IMPLICATIONS FOR NON-U.S. COMPANIES
The application of U.S. antitrust law to foreign activity remains an area of considerable uncertainty. The Foreign Trade Antitrust Improvement Act of 1982, which governs the extraterritorial applicability of the Sherman Act, has confounded courts. Nevertheless, DOJ and civil plaintiffs continue to take an expansive view of the “extraterritorial” application of U.S. antitrust law, a view that some federal courts have embraced.
DOJ’s increased foreign antitrust enforcement presents the prospect of staggering damages liability for companies. Defendants in criminal antitrust cases face exposure to civil liability for treble damages in follow-on suits filed in federal and state courts. Class plaintiffs and individual customers at each level of a distribution chain, as well as state attorneys general, have been active in asserting claims in the wake of DOJ plea agreements. Even though federal law restricts civil antitrust exposure to the immediate purchaser of a price-fixed product, the states have a dizzying variety of black-letter rules and amorphous standards that allow indirect purchasers to seek relief, even when the direct purchaser has already obtained damages.
DOJ’s increased foreign antitrust enforcement also has significant implications for foreign nationals.
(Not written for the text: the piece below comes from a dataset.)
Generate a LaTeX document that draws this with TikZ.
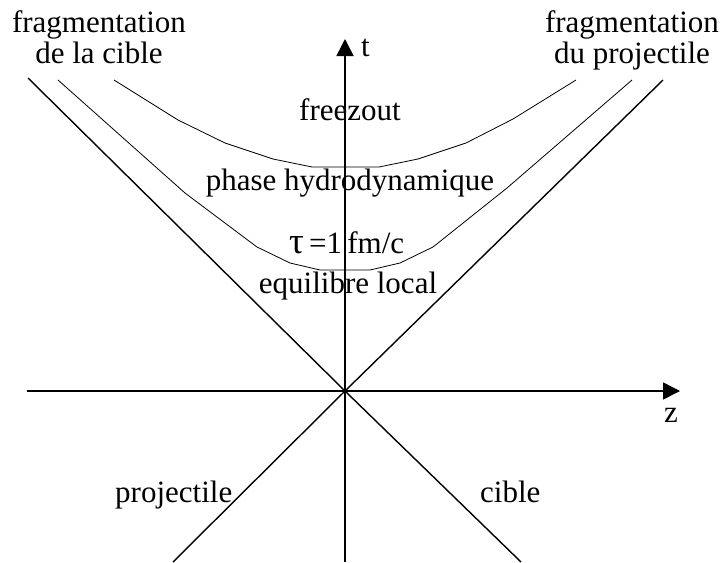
\documentclass[tikz,border=0pt]{standalone}
\usepackage{fontspec}
\setmainfont{Liberation Serif}
\usetikzlibrary{arrows.meta}
\tikzset{
  lbl/.style={anchor=base, inner sep=0pt, font=\fontsize{31}{36}\selectfont},
  axis/.style={line width=1.5pt, -{Triangle[length=17pt,width=17pt]}},
  cone/.style={line width=1.4pt},
  hyp/.style={line width=0.8pt, line join=round}
}
\begin{document}
\begin{tikzpicture}[x=1pt,y=-1pt]
\useasboundingbox (0,0) rectangle (725,562);
% origin and axis ends
\coordinate (O) at (345,391);
\coordinate (zstart) at (27,391);
\coordinate (zend) at (680,391);
\coordinate (tstart) at (345,562);
\coordinate (tend) at (345,39);
% light cone
\coordinate (cl1) at (28,78);
\coordinate (cl2) at (521,562);
\coordinate (cr1) at (663,80);
\coordinate (cr2) at (173,562);
\draw[cone] (cl1) -- (O) -- (cl2);
\draw[cone] (cr1) -- (O) -- (cr2);
% axes
\draw[axis] (zstart) -- (zend);
\draw[axis] (tstart) -- (tend);
% hyperbolae
\draw[hyp] (114,80) -- (178,120) -- (225,143) -- (273,159) -- (312,167)
  -- (379,167) -- (418,159) -- (466,143) -- (513,119) -- (576,80);
\draw[hyp] (58,80) -- (185,193) -- (257,247) -- (290,263) -- (320,270)
  -- (370,270) -- (400,263) -- (433,247) -- (507,188) -- (632,80);
% labels
\node[lbl] (fragL1) at (99,32) {fragmentation};
\node[lbl] (fragL2) at (99,63) {de la cible};
\node[lbl] (fragR1) at (632,32) {fragmentation};
\node[lbl] (fragR2) at (632,63) {du projectile};
\node[lbl, anchor=base west] (t) at (361,56) {t};
\node[lbl, anchor=base] (z) at (671,422) {z};
\node[lbl] (freez) at (350,120) {freezout};
\node[lbl] (hydro) at (350,190) {phase hydrodynamique};
\node[lbl, anchor=base west] (tau) at (289,253) {{\fontsize{37}{40}\selectfont τ}\,=1\,fm/c};
\node[lbl] (equi) at (348,293) {equilibre local};
\node[lbl, anchor=base west] (proj) at (115,502) {projectile};
\node[lbl, anchor=base west] (cible) at (480,502) {cible};
\end{tikzpicture}
\end{document}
While the individuals charged on Thursday were U.S. nationals, DOJ puts pressure on foreign nationals indicted in criminal antitrust cases to submit to U.S. jurisdiction by placing their names on the Interpol Red Notice Watch list. Thus, even if an individual targeted by DOJ resides in a country that would refuse to extradite to the United States, the individual still faces the possibility of extradition if he or she were to travel to a country that would extradite to the United States. That threat has forced many foreign nationals to submit to U.S. jurisdiction and enter into plea agreements with DOJ.